Writing Advice

Easy ways to dramatically improve your writing

Learn to use apostrophe’s

Its not hard to get them right and they show how careful your being. Even in the 2020’s, computers will not fix these errors for you. Besides, careful editing is it’s own reward. Everything here is wrong, as you have surely noted. Train your eye to focus on potential errors!

Avoid run-on sentences, they are very confusing

Commas and periods are not interchangeable, usually a slight rewording greatly improves clarity like “Avoid run-on sentences because they are very confusing.”

Think twice about starting sentences with “this” or “that”

This often makes it harder to follow your idea. This is often the result of stringing ideas together in a logical way as you’re drafting prose, but often you end up not talking about the same thing by the end. This also means it’s easy for the reader to lose track of what “this” really stands for.
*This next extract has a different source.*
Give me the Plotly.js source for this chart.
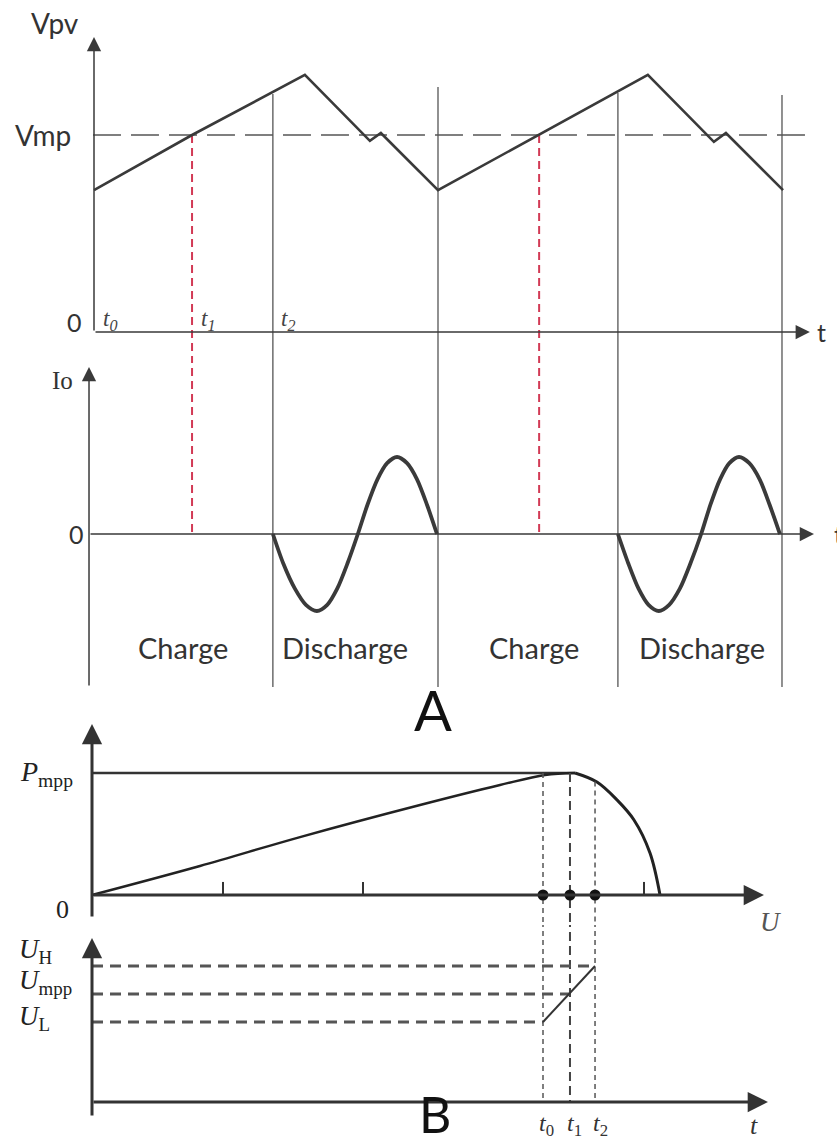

That is usually easy to fix by replacing a leading “this” with a more concrete subject: Sentences that start with “this” or “that” make writing hard to follow because they get too abstract really quickly; use a concrete subject instead.

ADJECTIVES AND ADVERBS ARE YOUR FRIEND

They help your writing flow and save you words.

  • CLUNKY: The dog was blue, and was ashamed of its color, so it kept running through the car wash.
  • SMOOTHER: The blue dog, ashamed of its color, repeatedly ran through the car wash.

  • CLUNKY: This article does not cite any research. The lack of research means it is difficult to understand if it should be trusted.
  • SMOOTHER: The article’s lack of research compromises its authority.

Note the clunky way is how we think and get ideas into words. The smoother way is what we get from revising and polishing rough written drafts of our ideas.

KEY ON FIRST SENTENCES

If you read just the first sentence (or maybe two) of your paragraphs one after the other, you should get a clear picture of the flow of your thinking and narrative. If you have sentences that aren’t clearly and logically moving from one topic to the next, figure out what your paragraph is about, and revise the first sentence to best summarize it. If your paragraph doesn’t clearly elaborate on the main idea you introduce in your first sentence, decide if the paragraph is really necessary. If so, revise it so it makes a clear and distinct point that fits into your narrative.

USE THE DELETE BUTTON

This was one of my greatest discoveries in writing. Often we write sentences as part of our thinking (remember they are inseparable) that get trapped in our prose. You might keep tinkering with them; you might move them around a bunch trying to find the right place for it. Sometimes you just can save yourself a lot of trouble by just deleting it, or if you’re worried about losing something useful, move it past the end of your essay so that it’s not in your way and you can still see it later if you want. It’s incredibly liberating!

Use passive constructions sparingly

Look for unnecessary is, was, be, or being verbs. See if you can be clearer by using a concrete subject.

  • Passive: It was not clear how the assignment would be graded.
  • Active: The assignment instructions did not clearly explain how grading would work.
  • Better: The hastily written assignment instructions provided only an unhelpfully ambiguous grading policy.

  • Passive: The king was getting impatient.
  • Active: The king grew impatient.

  • Passive: This class is boring.
  • Active: This class bores me.

In the last example, you might deliberately choose the passive construction if your point were that any objective observer would also declare the class is boring. If you want to emphasize that it’s at least conceivable that other students might not find the class boring, but that you do, the active construction would be more precise.

In any case, you should choose deliberately.